>>>

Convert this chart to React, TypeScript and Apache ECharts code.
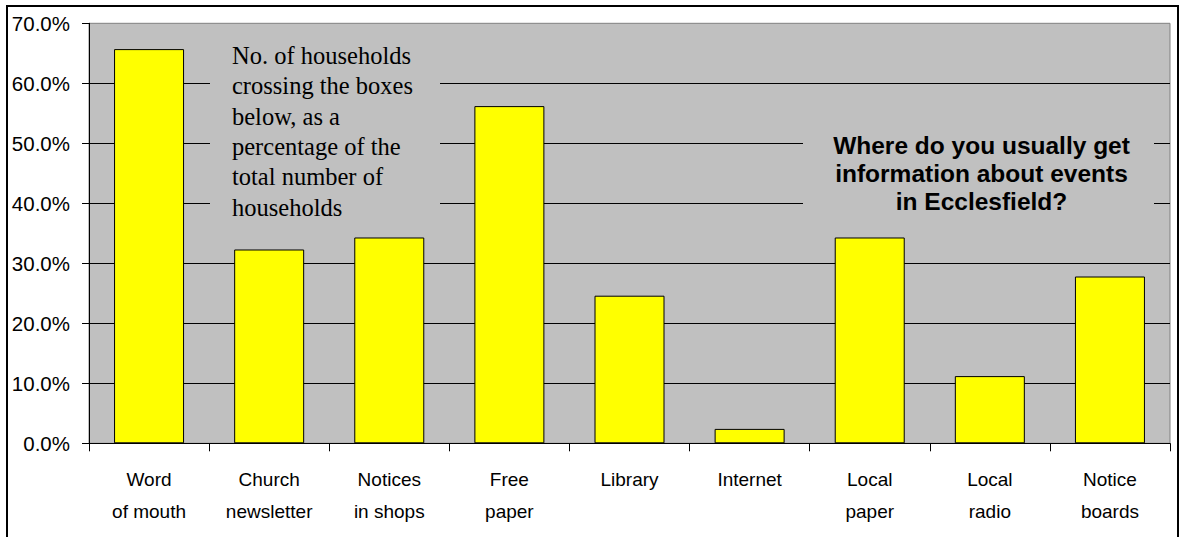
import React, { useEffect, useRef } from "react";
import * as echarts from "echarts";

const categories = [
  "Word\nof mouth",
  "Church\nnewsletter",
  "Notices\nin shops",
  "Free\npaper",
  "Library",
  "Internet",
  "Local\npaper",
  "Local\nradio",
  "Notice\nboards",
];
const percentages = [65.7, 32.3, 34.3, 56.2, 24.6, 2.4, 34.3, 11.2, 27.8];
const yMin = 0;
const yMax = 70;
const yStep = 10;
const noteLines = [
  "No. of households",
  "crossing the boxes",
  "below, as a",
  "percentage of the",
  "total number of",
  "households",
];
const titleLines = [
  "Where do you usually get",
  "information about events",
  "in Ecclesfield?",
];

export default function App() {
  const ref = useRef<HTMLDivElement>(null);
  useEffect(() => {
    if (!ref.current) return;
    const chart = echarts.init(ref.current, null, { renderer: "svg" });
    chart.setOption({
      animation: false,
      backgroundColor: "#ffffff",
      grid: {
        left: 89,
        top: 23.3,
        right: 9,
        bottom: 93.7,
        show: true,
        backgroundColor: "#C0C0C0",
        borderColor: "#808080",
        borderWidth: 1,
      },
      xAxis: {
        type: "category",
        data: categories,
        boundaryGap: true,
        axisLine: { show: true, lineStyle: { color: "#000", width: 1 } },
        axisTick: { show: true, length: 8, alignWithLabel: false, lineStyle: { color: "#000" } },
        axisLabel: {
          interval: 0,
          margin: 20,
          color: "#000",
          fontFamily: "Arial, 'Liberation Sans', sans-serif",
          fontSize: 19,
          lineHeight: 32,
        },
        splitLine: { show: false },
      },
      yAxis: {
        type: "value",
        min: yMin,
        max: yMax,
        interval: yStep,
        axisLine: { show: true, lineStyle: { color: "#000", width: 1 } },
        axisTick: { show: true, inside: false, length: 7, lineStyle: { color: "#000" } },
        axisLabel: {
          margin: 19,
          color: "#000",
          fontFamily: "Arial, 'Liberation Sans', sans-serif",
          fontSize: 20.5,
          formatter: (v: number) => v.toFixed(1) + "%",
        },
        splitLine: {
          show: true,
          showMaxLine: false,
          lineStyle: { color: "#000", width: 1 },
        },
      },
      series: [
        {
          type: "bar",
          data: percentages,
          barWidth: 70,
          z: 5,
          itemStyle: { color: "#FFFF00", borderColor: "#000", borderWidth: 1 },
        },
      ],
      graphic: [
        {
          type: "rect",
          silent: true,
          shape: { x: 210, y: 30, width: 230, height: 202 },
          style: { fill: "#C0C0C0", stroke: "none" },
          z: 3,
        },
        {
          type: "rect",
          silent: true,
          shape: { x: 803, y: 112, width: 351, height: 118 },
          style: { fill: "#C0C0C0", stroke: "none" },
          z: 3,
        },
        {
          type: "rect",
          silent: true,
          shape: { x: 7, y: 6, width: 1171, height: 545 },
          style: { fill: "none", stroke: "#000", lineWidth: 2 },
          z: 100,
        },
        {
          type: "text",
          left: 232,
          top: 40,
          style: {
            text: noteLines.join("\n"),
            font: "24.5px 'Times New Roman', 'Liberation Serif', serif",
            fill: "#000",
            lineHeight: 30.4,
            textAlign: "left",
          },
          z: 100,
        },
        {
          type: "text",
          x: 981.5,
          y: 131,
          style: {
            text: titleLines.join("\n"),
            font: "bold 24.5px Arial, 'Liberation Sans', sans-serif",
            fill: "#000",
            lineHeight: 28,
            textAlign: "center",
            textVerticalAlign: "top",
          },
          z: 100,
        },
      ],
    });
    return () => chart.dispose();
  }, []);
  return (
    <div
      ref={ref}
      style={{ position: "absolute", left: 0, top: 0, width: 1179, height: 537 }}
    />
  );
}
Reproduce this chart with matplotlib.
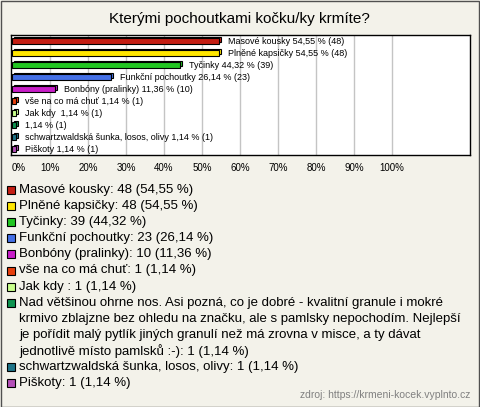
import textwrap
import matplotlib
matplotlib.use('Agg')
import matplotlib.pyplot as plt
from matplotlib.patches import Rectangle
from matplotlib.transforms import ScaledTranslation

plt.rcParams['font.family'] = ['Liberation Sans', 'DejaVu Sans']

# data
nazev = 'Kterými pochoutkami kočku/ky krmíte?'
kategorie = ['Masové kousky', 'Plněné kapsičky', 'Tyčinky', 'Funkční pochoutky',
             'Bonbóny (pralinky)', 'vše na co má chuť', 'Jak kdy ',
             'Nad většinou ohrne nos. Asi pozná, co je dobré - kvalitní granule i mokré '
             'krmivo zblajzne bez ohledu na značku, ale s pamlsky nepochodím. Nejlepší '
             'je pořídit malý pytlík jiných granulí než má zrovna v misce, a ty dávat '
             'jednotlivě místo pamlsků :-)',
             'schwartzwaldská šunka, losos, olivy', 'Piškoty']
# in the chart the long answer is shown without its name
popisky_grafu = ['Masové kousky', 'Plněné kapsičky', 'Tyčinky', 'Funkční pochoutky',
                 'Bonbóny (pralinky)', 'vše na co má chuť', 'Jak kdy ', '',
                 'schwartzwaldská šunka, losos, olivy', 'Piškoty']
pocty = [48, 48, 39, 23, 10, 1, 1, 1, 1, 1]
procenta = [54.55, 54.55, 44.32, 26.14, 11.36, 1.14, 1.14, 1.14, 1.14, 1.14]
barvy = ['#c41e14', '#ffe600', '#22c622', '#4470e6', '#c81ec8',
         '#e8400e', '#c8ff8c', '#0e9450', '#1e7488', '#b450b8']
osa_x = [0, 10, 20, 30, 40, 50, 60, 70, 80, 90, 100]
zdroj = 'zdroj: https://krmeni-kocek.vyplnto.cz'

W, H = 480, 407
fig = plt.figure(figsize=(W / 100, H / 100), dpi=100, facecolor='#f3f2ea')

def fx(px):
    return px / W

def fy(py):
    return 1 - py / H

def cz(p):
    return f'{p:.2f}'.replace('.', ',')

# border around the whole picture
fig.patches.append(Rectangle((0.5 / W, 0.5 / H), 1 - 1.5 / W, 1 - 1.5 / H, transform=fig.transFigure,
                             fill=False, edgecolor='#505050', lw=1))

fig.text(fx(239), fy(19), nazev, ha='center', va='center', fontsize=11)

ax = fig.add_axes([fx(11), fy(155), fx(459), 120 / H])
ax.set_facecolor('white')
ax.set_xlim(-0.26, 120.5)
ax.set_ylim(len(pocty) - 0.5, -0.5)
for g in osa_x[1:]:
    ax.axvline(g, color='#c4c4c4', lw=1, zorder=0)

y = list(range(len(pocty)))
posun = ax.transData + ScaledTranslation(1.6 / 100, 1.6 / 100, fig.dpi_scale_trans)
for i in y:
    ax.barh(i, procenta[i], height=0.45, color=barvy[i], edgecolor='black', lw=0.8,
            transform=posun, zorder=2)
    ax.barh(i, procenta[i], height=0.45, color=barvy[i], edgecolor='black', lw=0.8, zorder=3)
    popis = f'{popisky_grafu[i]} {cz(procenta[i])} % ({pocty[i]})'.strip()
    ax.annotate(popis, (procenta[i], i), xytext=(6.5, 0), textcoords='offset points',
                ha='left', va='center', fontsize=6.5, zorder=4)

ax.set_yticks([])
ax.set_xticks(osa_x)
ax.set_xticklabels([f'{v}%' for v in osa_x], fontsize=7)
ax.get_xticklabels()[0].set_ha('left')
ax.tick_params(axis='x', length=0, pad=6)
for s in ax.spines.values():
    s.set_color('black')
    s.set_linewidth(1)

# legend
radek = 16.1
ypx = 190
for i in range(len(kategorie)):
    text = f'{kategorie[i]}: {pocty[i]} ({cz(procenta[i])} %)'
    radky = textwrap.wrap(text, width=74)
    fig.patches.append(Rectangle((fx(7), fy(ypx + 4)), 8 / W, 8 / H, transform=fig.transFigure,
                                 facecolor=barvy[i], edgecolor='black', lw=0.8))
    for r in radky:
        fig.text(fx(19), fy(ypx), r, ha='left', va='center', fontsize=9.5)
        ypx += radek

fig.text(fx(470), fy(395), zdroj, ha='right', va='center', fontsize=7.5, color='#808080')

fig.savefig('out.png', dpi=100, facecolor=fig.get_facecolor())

<<<

Search the entries for the word "this" and pick out every line that holds it.

**EXERCISE RESULT:**
Convert this chart to React, TypeScript and Apache ECharts code.
Reproduce this chart with matplotlib.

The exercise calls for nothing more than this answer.